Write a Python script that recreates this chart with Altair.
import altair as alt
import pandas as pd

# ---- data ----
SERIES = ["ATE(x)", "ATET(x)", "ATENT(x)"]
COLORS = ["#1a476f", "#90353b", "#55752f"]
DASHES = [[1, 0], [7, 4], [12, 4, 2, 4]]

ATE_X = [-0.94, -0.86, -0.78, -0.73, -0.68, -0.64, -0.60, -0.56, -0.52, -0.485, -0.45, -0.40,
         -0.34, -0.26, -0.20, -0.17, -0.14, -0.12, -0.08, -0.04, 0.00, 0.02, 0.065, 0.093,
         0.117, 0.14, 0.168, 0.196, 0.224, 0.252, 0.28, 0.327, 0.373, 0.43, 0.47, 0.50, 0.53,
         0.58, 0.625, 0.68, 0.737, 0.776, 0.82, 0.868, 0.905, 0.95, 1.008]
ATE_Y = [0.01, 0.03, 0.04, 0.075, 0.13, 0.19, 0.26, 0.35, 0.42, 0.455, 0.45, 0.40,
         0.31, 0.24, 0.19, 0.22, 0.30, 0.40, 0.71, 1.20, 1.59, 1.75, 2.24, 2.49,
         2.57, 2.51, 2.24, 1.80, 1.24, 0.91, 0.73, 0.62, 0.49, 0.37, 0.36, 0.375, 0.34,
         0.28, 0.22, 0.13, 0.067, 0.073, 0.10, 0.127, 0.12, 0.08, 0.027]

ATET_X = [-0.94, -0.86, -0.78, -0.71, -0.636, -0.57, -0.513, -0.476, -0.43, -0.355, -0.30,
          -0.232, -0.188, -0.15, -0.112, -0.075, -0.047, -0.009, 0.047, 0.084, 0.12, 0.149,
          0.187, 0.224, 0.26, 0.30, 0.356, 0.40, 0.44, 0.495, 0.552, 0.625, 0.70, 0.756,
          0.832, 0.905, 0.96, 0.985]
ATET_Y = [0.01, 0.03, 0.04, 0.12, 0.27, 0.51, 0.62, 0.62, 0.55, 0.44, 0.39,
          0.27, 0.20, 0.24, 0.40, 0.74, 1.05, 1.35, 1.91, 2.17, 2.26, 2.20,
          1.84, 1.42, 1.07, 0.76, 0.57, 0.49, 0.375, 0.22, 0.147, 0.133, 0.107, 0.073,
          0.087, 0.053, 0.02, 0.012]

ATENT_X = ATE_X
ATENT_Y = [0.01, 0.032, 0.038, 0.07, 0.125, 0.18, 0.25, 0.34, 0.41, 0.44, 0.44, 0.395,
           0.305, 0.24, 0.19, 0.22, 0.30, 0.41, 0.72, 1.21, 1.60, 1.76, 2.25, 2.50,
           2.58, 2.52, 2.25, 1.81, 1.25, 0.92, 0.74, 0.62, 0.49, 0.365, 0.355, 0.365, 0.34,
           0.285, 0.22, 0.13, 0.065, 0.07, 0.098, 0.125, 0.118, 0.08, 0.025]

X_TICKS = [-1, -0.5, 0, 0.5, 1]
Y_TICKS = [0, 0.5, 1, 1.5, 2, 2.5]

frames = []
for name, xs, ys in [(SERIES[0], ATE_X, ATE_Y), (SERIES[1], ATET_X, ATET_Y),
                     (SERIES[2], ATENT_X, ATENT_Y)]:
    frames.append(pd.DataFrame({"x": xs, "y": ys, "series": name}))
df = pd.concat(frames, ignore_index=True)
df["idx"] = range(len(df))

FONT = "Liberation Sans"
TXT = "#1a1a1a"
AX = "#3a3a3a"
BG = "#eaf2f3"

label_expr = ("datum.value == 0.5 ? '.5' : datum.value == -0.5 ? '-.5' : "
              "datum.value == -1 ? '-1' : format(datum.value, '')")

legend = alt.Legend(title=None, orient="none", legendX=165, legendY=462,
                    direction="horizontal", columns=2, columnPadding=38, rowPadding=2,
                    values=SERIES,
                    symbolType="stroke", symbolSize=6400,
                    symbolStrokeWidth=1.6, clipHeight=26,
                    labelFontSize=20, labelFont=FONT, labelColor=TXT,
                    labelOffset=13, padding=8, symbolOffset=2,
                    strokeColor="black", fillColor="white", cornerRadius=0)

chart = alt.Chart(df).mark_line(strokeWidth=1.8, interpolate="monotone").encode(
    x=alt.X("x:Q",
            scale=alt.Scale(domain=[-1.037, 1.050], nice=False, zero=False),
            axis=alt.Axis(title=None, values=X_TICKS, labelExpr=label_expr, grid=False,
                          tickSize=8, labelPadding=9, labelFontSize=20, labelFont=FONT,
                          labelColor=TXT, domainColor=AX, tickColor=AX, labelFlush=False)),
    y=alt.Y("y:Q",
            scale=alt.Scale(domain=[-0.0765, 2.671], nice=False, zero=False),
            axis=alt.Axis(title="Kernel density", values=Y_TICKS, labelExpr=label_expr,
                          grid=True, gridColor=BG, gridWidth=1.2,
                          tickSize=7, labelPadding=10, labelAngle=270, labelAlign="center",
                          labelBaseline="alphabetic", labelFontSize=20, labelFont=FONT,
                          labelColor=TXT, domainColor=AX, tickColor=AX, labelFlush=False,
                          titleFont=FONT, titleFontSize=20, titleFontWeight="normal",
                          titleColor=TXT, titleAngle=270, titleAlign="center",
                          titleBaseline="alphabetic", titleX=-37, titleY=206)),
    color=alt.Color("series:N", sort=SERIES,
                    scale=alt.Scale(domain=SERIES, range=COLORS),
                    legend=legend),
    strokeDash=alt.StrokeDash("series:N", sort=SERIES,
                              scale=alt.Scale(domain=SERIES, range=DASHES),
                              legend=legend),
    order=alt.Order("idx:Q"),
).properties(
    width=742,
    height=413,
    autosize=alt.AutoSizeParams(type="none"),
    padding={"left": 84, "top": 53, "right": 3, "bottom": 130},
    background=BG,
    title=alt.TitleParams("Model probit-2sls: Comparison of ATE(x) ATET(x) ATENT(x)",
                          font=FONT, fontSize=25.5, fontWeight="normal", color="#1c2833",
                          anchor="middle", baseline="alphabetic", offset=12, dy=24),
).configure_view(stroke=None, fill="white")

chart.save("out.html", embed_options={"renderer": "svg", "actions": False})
——
EXERCISE DETAILS >>
Looking at the material above, please copy exactly every line from its first line through the line containing "0.28, 0.22, 0.13, 0.067, 0.073, 0.10, 0.127, 0.12, 0.08, 0.027]", with both ends included and nothing else.

EXERCISE RESPONSE >>
Write a Python script that recreates this chart with Altair.
import altair as alt
import pandas as pd

# ---- data ----
SERIES = ["ATE(x)", "ATET(x)", "ATENT(x)"]
COLORS = ["#1a476f", "#90353b", "#55752f"]
DASHES = [[1, 0], [7, 4], [12, 4, 2, 4]]

ATE_X = [-0.94, -0.86, -0.78, -0.73, -0.68, -0.64, -0.60, -0.56, -0.52, -0.485, -0.45, -0.40,
         -0.34, -0.26, -0.20, -0.17, -0.14, -0.12, -0.08, -0.04, 0.00, 0.02, 0.065, 0.093,
         0.117, 0.14, 0.168, 0.196, 0.224, 0.252, 0.28, 0.327, 0.373, 0.43, 0.47, 0.50, 0.53,
         0.58, 0.625, 0.68, 0.737, 0.776, 0.82, 0.868, 0.905, 0.95, 1.008]
ATE_Y = [0.01, 0.03, 0.04, 0.075, 0.13, 0.19, 0.26, 0.35, 0.42, 0.455, 0.45, 0.40,
         0.31, 0.24, 0.19, 0.22, 0.30, 0.40, 0.71, 1.20, 1.59, 1.75, 2.24, 2.49,
         2.57, 2.51, 2.24, 1.80, 1.24, 0.91, 0.73, 0.62, 0.49, 0.37, 0.36, 0.375, 0.34,
         0.28, 0.22, 0.13, 0.067, 0.073, 0.10, 0.127, 0.12, 0.08, 0.027]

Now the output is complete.